El año pasado tuve la ¿Suerte? De vivir uno de los veranos mas calurosos de mi vida. Lo he pasado, para más INRI, en una de las zonas más cálidas de la Península Ibérica. Y, por si los factores externos no fueran lo bastante duros, hemos tenido que sumar el hecho de que sólo una de las estancias de la casa dispone de persianas y de que el aire acondicionado se ha puesto a precio de tortilla de huevos de colibrí.
Traduciendo el primer párrafo a sus resultados prácticos: he pasado más calor que una foca en el Sáhara… y me ha venido a la cabeza unas cuantas veces un recuerdo de la infancia: las estores venecianos que había en la casa de mis abuelos.

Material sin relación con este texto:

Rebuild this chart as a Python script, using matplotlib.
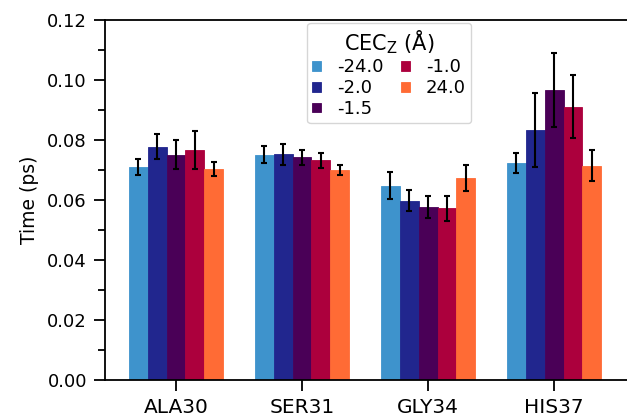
import numpy as np
import matplotlib
matplotlib.use('Agg')
import matplotlib.pyplot as plt
from matplotlib.ticker import MultipleLocator

residues = ['ALA30', 'SER31', 'GLY34', 'HIS37']
cec_labels = ['-24.0', '-2.0', '-1.5', '-1.0', '24.0']
colors = ['#3e93cc', '#21268e', '#4a0057', '#ac003d', '#ff6b35']

# mean times (ps), one list per CEC_z value, ordered by residue
t_m24 = [0.0711, 0.0751, 0.0648, 0.0722]
t_m2 = [0.0778, 0.0752, 0.0598, 0.0834]
t_m15 = [0.0751, 0.0743, 0.0576, 0.0967]
t_m1 = [0.0766, 0.0732, 0.0572, 0.0911]
t_p24 = [0.0703, 0.0700, 0.0674, 0.0714]

# error bars
e_m24 = [0.0027, 0.0028, 0.0044, 0.0033]
e_m2 = [0.0043, 0.0036, 0.0036, 0.0123]
e_m15 = [0.0049, 0.0025, 0.0036, 0.0123]
e_m1 = [0.0064, 0.0026, 0.0041, 0.0106]
e_p24 = [0.0023, 0.0017, 0.0044, 0.0051]

means = [t_m24, t_m2, t_m15, t_m1, t_p24]
errs = [e_m24, e_m2, e_m15, e_m1, e_p24]

fig = plt.figure(figsize=(6.27, 4.19), dpi=100)
ax = fig.add_axes([0.1675, 0.0931, 0.8375, 0.8592])

x = np.arange(len(residues))
w = 0.15
for i in range(len(cec_labels)):
    ax.bar(x + (i - 2) * w, means[i], w, yerr=errs[i], color=colors[i],
           edgecolor=colors[i], linewidth=0.6, label=cec_labels[i],
           error_kw=dict(ecolor='black', elinewidth=1.5, capsize=2, capthick=1.5))

ax.set_xlim(-0.563, 3.603)
ax.set_ylim(0, 0.12)
ax.set_xticks(x)
ax.set_xticklabels(residues, fontsize=14.5)
ax.yaxis.set_major_locator(MultipleLocator(0.02))
ax.yaxis.set_minor_locator(MultipleLocator(0.01))
ax.tick_params(axis='y', labelsize=13)
ax.tick_params(which='major', length=8, width=1.3, pad=5)
ax.tick_params(which='minor', length=5, width=1.3)
ax.set_ylabel('Time (ps)', fontsize=13.5, labelpad=6)
for s in ax.spines.values():
    s.set_linewidth(1.3)

leg = ax.legend(title='CEC$_\\mathrm{Z}$ (Å)', ncol=2, fontsize=13, title_fontsize=15,
                loc='upper center', bbox_to_anchor=(0.541, 1.0), borderaxespad=0.15,
                handlelength=0.45, handleheight=0.45, columnspacing=1.0,
                handletextpad=0.9, labelspacing=0.15, borderpad=0.3)

fig.savefig('out.png', dpi=100)
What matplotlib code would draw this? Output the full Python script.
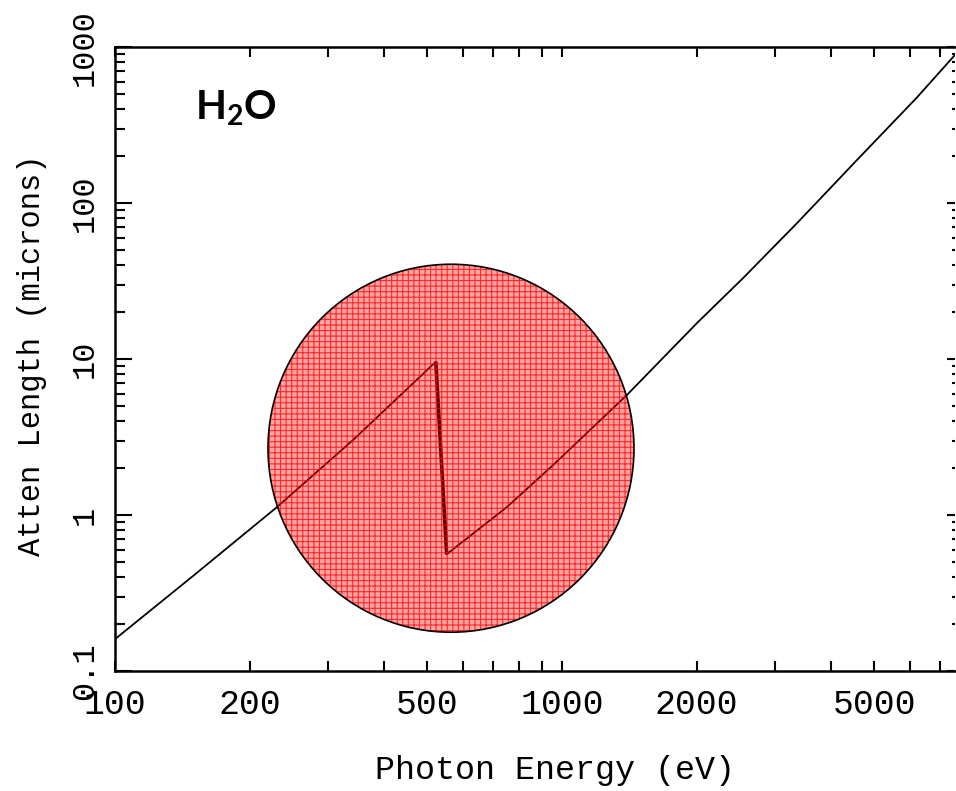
import matplotlib
matplotlib.use("Agg")
import matplotlib.pyplot as plt
from matplotlib.patches import Ellipse
from matplotlib.ticker import FixedLocator, NullFormatter, LogLocator

plt.rcParams['mathtext.fontset'] = 'custom'
plt.rcParams['mathtext.rm'] = 'Lato'
plt.rcParams['mathtext.bf'] = 'Lato:bold'
plt.rcParams['hatch.color'] = 'red'
plt.rcParams['hatch.linewidth'] = 0.8

# Data: photon energy (eV) vs attenuation length (microns) for H2O
energy = [100, 150, 230, 341, 522, 552, 753, 955, 1397,
          2004, 2541, 3373, 4572, 6223, 7570]
atten = [0.160, 0.41, 1.12, 3.03, 9.6, 0.56, 1.125, 2.09, 5.88,
         17.0, 33.0, 75.5, 189.0, 475.0, 890.0]
# absorption-edge segment (O K edge), drawn heavier
edge_energy = [522, 552]
edge_atten = [9.6, 0.56]

x_major = [100, 200, 300, 400, 500, 600, 700, 800, 900,
           1000, 2000, 3000, 4000, 5000, 6000, 7000]
x_labels = {100: "100", 200: "200", 500: "500", 1000: "1000",
            2000: "2000", 5000: "5000"}
y_major = [0.1, 1, 10, 100, 1000]
y_labels = ["0.1", "1", "10", "100", "1000"]

mono = "Liberation Mono"

fig = plt.figure(figsize=(9.56, 7.91), dpi=100)
ax = fig.add_axes([115/956, 1-671/791, 840/956, 624/791])
ax.set_xscale('log')
ax.set_yscale('log')
ax.set_xlim(100, 7570)
ax.set_ylim(0.1, 1000)

ax.plot(energy, atten, color='black', lw=1.3, zorder=2)
ax.plot(edge_energy, edge_atten, color='black', lw=2.6, zorder=2,
        solid_capstyle='butt')

# highlight circle
circ_fill = Ellipse((0.4, 0.357), 0.4357, 0.5897, transform=ax.transAxes,
                    facecolor=(1, 0, 0, 0.36), edgecolor=(1, 0, 0, 0.75),
                    hatch='+++', lw=0, zorder=3)
ax.add_patch(circ_fill)
circ_edge = Ellipse((0.4, 0.357), 0.4357, 0.5897, transform=ax.transAxes,
                    facecolor='none', edgecolor='black', lw=1.2, zorder=4)
ax.add_patch(circ_edge)

# x ticks
ax.xaxis.set_major_locator(FixedLocator(x_major))
ax.xaxis.set_minor_locator(FixedLocator([]))
ax.set_xticklabels([x_labels.get(v, "") for v in x_major])
ax.tick_params(axis='x', which='major', direction='in', length=7, width=1.5,
               top=True, bottom=True, pad=12, labelsize=25)
for lab in ax.get_xticklabels():
    lab.set_fontfamily(mono)

# y ticks
ax.yaxis.set_major_locator(FixedLocator(y_major))
ax.set_yticklabels(y_labels)
ax.yaxis.set_minor_locator(LogLocator(base=10, subs=range(2, 10)))
ax.yaxis.set_minor_formatter(NullFormatter())
ax.tick_params(axis='y', which='major', direction='in', length=12, width=1.5,
               left=True, right=False, pad=11, labelsize=23)
ax.tick_params(axis='y', which='minor', direction='in', length=7, width=1.5,
               left=True, right=False)
for lab in ax.get_yticklabels():
    lab.set_fontfamily(mono)
    lab.set_rotation(90)
    lab.set_va('center')

# right side short ticks
ax2 = ax.twinx()
ax2.set_yscale('log')
ax2.set_ylim(0.1, 1000)
ax2.yaxis.set_major_locator(FixedLocator(y_major))
ax2.yaxis.set_minor_locator(LogLocator(base=10, subs=range(2, 10)))
ax2.yaxis.set_major_formatter(NullFormatter())
ax2.yaxis.set_minor_formatter(NullFormatter())
ax2.tick_params(axis='y', which='major', direction='in', length=6, width=1.5)
ax2.tick_params(axis='y', which='minor', direction='in', length=2.5, width=1.5)
for s in ax2.spines.values():
    s.set_visible(False)

for side in ['left', 'bottom', 'top']:
    ax.spines[side].set_linewidth(1.8)
ax.spines['right'].set_visible(False)

fig.text(32/956, 1-355/791, "Atten Length (microns)", rotation=90,
         ha='center', va='center', fontsize=22, fontfamily=mono)
fig.text(555/956, 1-770/791, "Photon Energy (eV)", ha='center', va='center',
         fontsize=24, fontfamily=mono)

ax.text((195-115)/840, 1-(109-47)/624, r'$\mathbf{H_2O}$', transform=ax.transAxes,
        ha='left', va='center', fontsize=29, color='black')

fig.savefig("out.png", dpi=100)
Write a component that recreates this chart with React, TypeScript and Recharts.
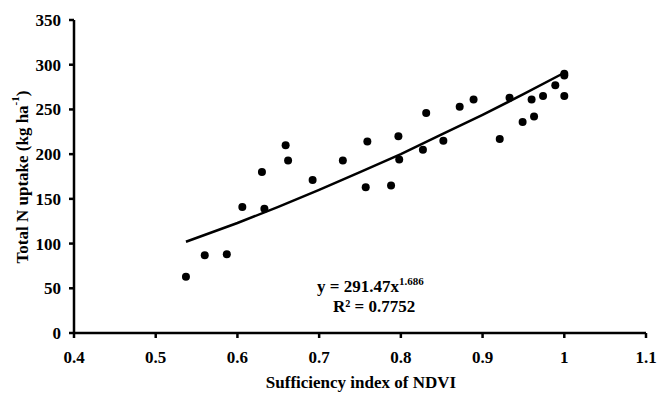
import React from "react";
import { ScatterChart, Scatter, XAxis, YAxis, Customized } from "recharts";

// observed points: sufficiency index vs total N uptake
const sufficiency = [
  0.537, 0.56, 0.587, 0.606, 0.63, 0.633, 0.659, 0.662, 0.692, 0.729,
  0.757, 0.759, 0.788, 0.797, 0.798, 0.827, 0.831, 0.852, 0.872, 0.889,
  0.921, 0.933, 0.949, 0.96, 0.963, 0.974, 0.989, 1.0, 1.0, 1.0,
];
const uptake = [
  63, 87, 88, 141, 180, 139, 210, 193, 171, 193,
  163, 214, 165, 220, 194, 205, 246, 215, 253, 261,
  217, 263, 236, 261, 242, 265, 277, 290, 288, 265,
];

// power trend line
const trendX = [0.537, 0.6, 0.65, 0.7, 0.75, 0.8, 0.85, 0.9, 0.95, 1.0];
const trendY = [102, 123, 141, 160, 180, 200, 222, 244, 267, 291];

const xTicks = [0.4, 0.5, 0.6, 0.7, 0.8, 0.9, 1, 1.1];
const yTicks = [0, 50, 100, 150, 200, 250, 300, 350];

const points = sufficiency.map((x, i) => ({ x, y: uptake[i] }));
const trend = trendX.map((x, i) => ({ x, y: trendY[i] }));

const font = "'Liberation Serif', 'Times New Roman', serif";
const tickStyle = { fontFamily: font, fontSize: 17, fontWeight: 700, fill: "#000" };

const css = `
.chart text { font-family: 'Liberation Serif', 'Times New Roman', serif; font-weight: 700; fill: #000; }
.chart .recharts-cartesian-axis-tick-value { font-size: 17px; }
`;

const Dot = (props: any) => <circle cx={props.cx} cy={props.cy} r={4} fill="#000" />;
const NoDot = () => <g />;

function Labels() {
  return (
    <g fontFamily={font} fontWeight={700} fill="#000">
      <text
        transform="translate(22,177) rotate(-90)"
        textAnchor="middle"
        dominantBaseline="central"
        fontSize={17}
      >
        Total N uptake (kg ha<tspan fontSize={11} dy={-7}>-1</tspan>
        <tspan dy={7}>)</tspan>
      </text>
      <text x={361} y={388} textAnchor="middle" fontSize={17}>
        Sufficiency index of NDVI
      </text>
      <text x={317} y={292} fontSize={17}>
        y = 291.47x<tspan fontSize={11} dy={-7}>1.686</tspan>
      </text>
      <text x={333} y={312} fontSize={17}>
        R² = 0.7752
      </text>
    </g>
  );
}

export default function App() {
  return (
    <div className="chart" style={{ position: "absolute", left: 0, top: 0, background: "#fff" }}>
      <style>{css}</style>
      <ScatterChart
        width={668}
        height={394}
        margin={{ top: 20, right: 22, left: 0, bottom: 0 }}
      >
        <XAxis
          type="number"
          dataKey="x"
          domain={[0.4, 1.1]}
          ticks={xTicks}
          height={61}
          tick={tickStyle}
          tickSize={5}
          tickMargin={13}
          axisLine={{ stroke: "#000", strokeWidth: 2.5 }}
          tickLine={{ stroke: "#000", strokeWidth: 2.5 }}
          allowDataOverflow
        />
        <YAxis
          type="number"
          dataKey="y"
          domain={[0, 350]}
          ticks={yTicks}
          width={74}
          tick={tickStyle}
          tickSize={5}
          tickMargin={8}
          axisLine={{ stroke: "#000", strokeWidth: 2.5 }}
          tickLine={{ stroke: "#000", strokeWidth: 2.5 }}
        />
        <Scatter
          data={trend}
          line={{ stroke: "#000", strokeWidth: 2.5 }}
          shape={NoDot}
          isAnimationActive={false}
        />
        <Scatter data={points} shape={Dot} isAnimationActive={false} />
        <Customized component={Labels} />
      </ScatterChart>
    </div>
  );
}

Lo cierto y verdad es que cuando hablamos de elementos de mobiliario, decorativos, o sea cual sea la clase en la que que queramos encajar estos artilugios, y les añadimos el apellido “de madera”, somos muchos los que pensamos en palabras como “recuerdo” o “vintage”… sin embargo, las estores venecianos no podían ser más actuales y, por qué no, en según qué ambientes, vanguardistas.
En todo caso, y antes de seguir hablando del tema, recordemos qué son las cortinas venecianas, por si acaso. Se trata de esas cortinas que se abren y cierran verticalmente y que están compuestas por lamas que rotan cada una de ellas sobre su propio eje. Esas que no sólo se suben y se bajan sino que, bajadas, nos permiten regular qué cantidad de luz, calor e información circula por nuestras ventanas. Esas que el inspector jefe cierra en las pelis de acción antes de echarle la bronca al agente rebelde. Esas.
Pues bien, son las estores venecianos las que he echado en falta a lo largo de este trimestre largo de temperaturas extremas… tal vez porque echo de menos una infancia, ya que no olvidada, sí oxidada a medida que me acerco a los cuarenta, quizá porque recuerdo los buenos ratos que pasé a su sombra junto a personas que ya no están. Pero más probablemente porque he pasado un calor de mil demonios.